Je ne voudrais certes pas m’opposer au progrès que représente la prise en compte de la pénibilité dans le calcul des droits à la retraite. Nous avons nous-mêmes recherché les voies d’une meilleure intégration de cette dimension dans notre système de retraite : nous l’avons fait en 2003, avec la création du régime de départ anticipé, une avancée fortement réclamée par les syndicats qui ont approuvé cette réforme et contribué à sa légitimité ; nous l’avons encore fait avec la réforme de 2010, qui a fait avancer le concept de pénibilité dans notre droit.
Cependant, à côté du régime des retraites qui mobilise toute notre attention, il y a aussi la dimension sociale très importante que constitue la prévention des risques et des maladies professionnelles. Or j’observe que les modalités d’application du dispositif tel qu’il a été conçu par le Gouvernement viennent percuter notre système de prévention des risques professionnels de manière extrêmement dangereuse. C’est si vrai que les membres du Conseil d’orientation sur les conditions de travail, tant du côté patronal que du côté syndical, se sont unanimement inquiétés, le 13 septembre dernier, de ces innovations.
Je m’en explique. Notre système de prévention des risques et des maladies professionnelles repose désormais sur la traduction en droit interne d’un certain nombre de directives européennes relatives aux conditions de travail : trois séries de directives sur les conditions de travail ont ainsi été transposées dans nos lois et nos règlements ; elles ont également donné lieu à de très nombreux accords collectifs de travail.
L’ambition de ce système de prévention des risques et maladies professionnelles est très simple : c’est la suppression des risques professionnels, le risque zéro dont chacun sait bien qu’il n’existe pas mais vers lequel il nous faut tendre. Ce système s’applique à tous les travailleurs. Et voici que fait irruption, au motif de mieux prendre en compte la pénibilité dans le calcul des droits à la retraite, un dispositif qui prétend s’appliquer aux 18 % des travailleurs qui seraient les plus exposés aux risques et qui va, en quelque sorte, absorber le système si patiemment construit avec l’accord des partenaires sociaux !
C’est là un grand danger, qui a été relevé.

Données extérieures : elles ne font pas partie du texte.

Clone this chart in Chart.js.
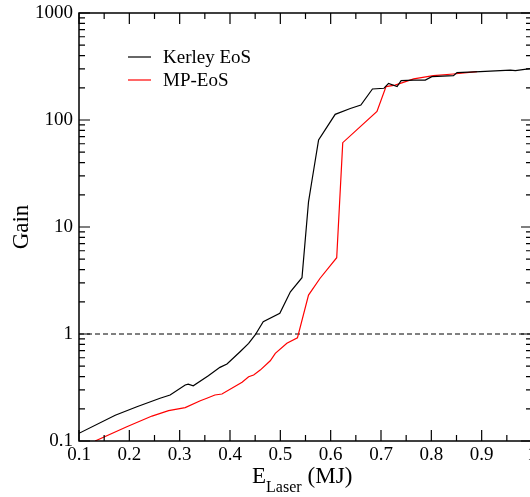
<!DOCTYPE html>
<html lang="en">
<head>
    <meta charset="UTF-8">
    <title>Gain vs Laser Energy</title>
    <script src="https://cdn.jsdelivr.net/npm/chart.js"></script>
    <style>
        html, body { margin: 0; padding: 0; background: #fff; overflow: hidden; }
        #wrap { position: relative; width: 533px; height: 497px; }
    </style>
</head>
<body>
    <div id="wrap"><canvas id="gainChart"></canvas></div>

    <script>
        // Kerley EoS curve
        const kerleyE = [0.100, 0.172, 0.215, 0.261, 0.281, 0.311, 0.317, 0.327, 0.357, 0.380, 0.394, 0.420,
            0.437, 0.450, 0.466, 0.499, 0.520, 0.543, 0.556, 0.563, 0.576, 0.609, 0.639, 0.660, 0.683, 0.706,
            0.715, 0.732, 0.740, 0.765, 0.788, 0.801, 0.844, 0.851, 0.897, 0.957, 0.967, 1.000];
        const kerleyGain = [0.118, 0.174, 0.209, 0.251, 0.269, 0.334, 0.340, 0.328, 0.408, 0.488, 0.524, 0.683,
            0.818, 0.98, 1.30, 1.56, 2.48, 3.36, 17.2, 27.5, 65, 113, 128, 138, 195, 198,
            220, 205, 233, 236, 236, 254, 260, 277, 283, 293, 290, 304];

        // MP-EoS curve
        const mpE = [0.132, 0.195, 0.245, 0.278, 0.311, 0.341, 0.354, 0.370, 0.384, 0.424, 0.437, 0.447,
            0.460, 0.480, 0.490, 0.513, 0.534, 0.556, 0.579, 0.612, 0.624, 0.692, 0.710, 0.728,
            0.765, 0.804, 0.844, 0.891];
        const mpGain = [0.100, 0.136, 0.171, 0.192, 0.205, 0.238, 0.251, 0.269, 0.275, 0.354, 0.399, 0.414,
            0.46, 0.562, 0.66, 0.818, 0.92, 2.31, 3.32, 5.16, 61.4, 120, 205, 212,
            242, 260, 269, 283];

        // gain = 1 reference line
        const refE = [0.1, 1.0];
        const refGain = [1, 1];

        const xTicks = [0.1, 0.2, 0.3, 0.4, 0.5, 0.6, 0.7, 0.8, 0.9, 1.0];
        const yTicks = [0.1, 1, 10, 100, 1000];
        const seriesNames = ['Kerley EoS', 'MP-EoS'];

        const SERIF = '"Liberation Serif", "DejaVu Serif", serif';
        const toPoints = (xs, ys) => xs.map((x, i) => ({ x: x, y: ys[i] }));

        // no label overhang padding, the frame sits at fixed place
        const noPad = s => { s.paddingTop = 0; s.paddingBottom = 0; s.paddingLeft = 0; s.paddingRight = 0; };

        // frame, inward ticks, legend and axis titles (xmgrace look)
        const gracePlugin = {
            id: 'grace',
            afterDraw(chart) {
                const ctx = chart.ctx;
                const a = chart.chartArea;
                const xs = chart.scales.x, ys = chart.scales.y;
                ctx.save();
                ctx.strokeStyle = '#000';
                ctx.lineWidth = 1.5;
                ctx.strokeRect(a.left, a.top, a.right - a.left, a.bottom - a.top);

                ctx.lineWidth = 1.2;
                ctx.beginPath();
                const major = 11, minor = 6;
                // x ticks top + bottom
                xTicks.forEach((v, i) => {
                    const px = xs.getPixelForValue(v);
                    ctx.moveTo(px, a.bottom); ctx.lineTo(px, a.bottom - major);
                    ctx.moveTo(px, a.top); ctx.lineTo(px, a.top + major);
                    if (i < xTicks.length - 1) {
                        const m = xs.getPixelForValue((v + xTicks[i + 1]) / 2);
                        ctx.moveTo(m, a.bottom); ctx.lineTo(m, a.bottom - minor);
                        ctx.moveTo(m, a.top); ctx.lineTo(m, a.top + minor);
                    }
                });
                // y ticks left + right
                yTicks.forEach((v, i) => {
                    const py = ys.getPixelForValue(v);
                    ctx.moveTo(a.left, py); ctx.lineTo(a.left + major, py);
                    ctx.moveTo(a.right, py); ctx.lineTo(a.right - major, py);
                    if (i < yTicks.length - 1) {
                        for (let k = 2; k <= 9; k++) {
                            const m = ys.getPixelForValue(v * k);
                            ctx.moveTo(a.left, m); ctx.lineTo(a.left + minor, m);
                            ctx.moveTo(a.right, m); ctx.lineTo(a.right - minor, m);
                        }
                    }
                });
                ctx.stroke();

                // legend
                const colors = ['#000000', '#ff0000'];
                ctx.font = '19px ' + SERIF;
                ctx.textAlign = 'left';
                ctx.textBaseline = 'alphabetic';
                seriesNames.forEach((name, i) => {
                    const ly = 57 + i * 23;
                    ctx.strokeStyle = colors[i];
                    ctx.lineWidth = 1.2;
                    ctx.beginPath();
                    ctx.moveTo(128, ly); ctx.lineTo(151, ly);
                    ctx.stroke();
                    ctx.fillStyle = '#000';
                    ctx.fillText(name, 163, ly + 6);
                });

                // y title
                ctx.fillStyle = '#000';
                ctx.save();
                ctx.translate(28, (a.top + a.bottom) / 2);
                ctx.rotate(-Math.PI / 2);
                ctx.font = '23px ' + SERIF;
                ctx.textAlign = 'center';
                ctx.fillText('Gain', 0, 0);
                ctx.restore();

                // x title: E_Laser (MJ)
                ctx.textAlign = 'left';
                let tx = 252;
                const base = 483;
                ctx.font = '23px ' + SERIF;
                ctx.fillText('E', tx, base);
                tx += ctx.measureText('E').width;
                ctx.font = '16px ' + SERIF;
                ctx.fillText('Laser', tx, base + 9);
                tx += ctx.measureText('Laser').width + 6;
                ctx.font = '23px ' + SERIF;
                ctx.fillText('(MJ)', tx, base);
                ctx.restore();
            }
        };

        new Chart(document.getElementById('gainChart'), {
            type: 'line',
            data: {
                datasets: [
                    { label: seriesNames[0], data: toPoints(kerleyE, kerleyGain), borderColor: '#000000', borderWidth: 1.2 },
                    { label: seriesNames[1], data: toPoints(mpE, mpGain), borderColor: '#ff0000', borderWidth: 1.2 },
                    { label: 'ref', data: toPoints(refE, refGain), borderColor: '#000000', borderWidth: 1, borderDash: [5, 3] }
                ]
            },
            options: {
                responsive: true,
                maintainAspectRatio: false,
                animation: false,
                elements: { point: { radius: 0 }, line: { tension: 0 } },
                layout: { padding: { top: 13, right: 1, left: 0, bottom: 0 } },
                plugins: { legend: { display: false }, tooltip: { enabled: false } },
                scales: {
                    x: {
                        type: 'linear',
                        min: 0.1,
                        max: 1.0,
                        grid: { display: false, drawTicks: false },
                        border: { display: false },
                        afterBuildTicks: s => { s.ticks = xTicks.map(v => ({ value: v })); },
                        afterFit: s => { s.height = 56; noPad(s); },
                        ticks: {
                            color: '#000',
                            font: { family: SERIF, size: 19 },
                            padding: 3,
                            maxRotation: 0,
                            autoSkip: false,
                            callback: v => String(Math.round(v * 10) / 10)
                        }
                    },
                    y: {
                        type: 'logarithmic',
                        min: 0.1,
                        max: 1000,
                        grid: { display: false, drawTicks: false },
                        border: { display: false },
                        afterBuildTicks: s => { s.ticks = yTicks.map(v => ({ value: v })); },
                        afterFit: s => { s.width = 79; noPad(s); },
                        ticks: {
                            color: '#000',
                            font: { family: SERIF, size: 19 },
                            padding: 6,
                            autoSkip: false,
                            callback: v => String(v)
                        }
                    }
                }
            },
            plugins: [gracePlugin]
        });
    </script>
</body>
</html>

Bien que ce sujet ne soit pas au cœur de l’actualité, si nous laissons passer ce dispositif tel qu’il a été conçu, nous serons confrontés à de graves difficultés et, en réalité, à un affaiblissement redoutable de la protection des travailleurs face aux risques professionnels, puisque l’on ne s’intéresserait plus qu’à ceux d’entre eux qui seraient les plus exposés aux risques professionnels.
L’incorporation au régime actuel d’un système de seuils d’exposition qui seraient tolérés est tout simplement antagonique. C’est la raison pour laquelle je m’étonne que le ministre du travail n’ait pas pris une position plus ferme dans ce débat, pour défendre les intérêts des travailleurs exposés aux risques professionnels face à un dispositif qui est conçu non pas pour la prévention des risques mais pour le calcul des retraites. On comprend d’ailleurs que, si l’on ne s’intéresse qu’à la dimension de la retraite, on laisse de côté les questions de prévention des risques auxquelles il faut pourtant s’intéresser également.
Je formulerai un autre reproche, également très important même s’il l’est un peu moins que le précédent, que les partenaires sociaux ont également exprimé : les causes de maladies professionnelles que sont les risques psychosociaux et le stress ne sont nullement prises en compte dans le régime du compte personnel de prévention de la pénibilité tel qu’il a été élaboré par le Gouvernement.
Pour toutes ces raisons, il me semble qu’il faudrait remettre l’ouvrage sur le métier et essayer de trouver un dispositif qui permette à la fois de mieux compter la pénibilité dans les droits à la retraite, ce que les majorités successives ont toutes essayé de faire, sans pour autant fragiliser la protection des travailleurs du point de vue de leur sécurité et des conditions de travail.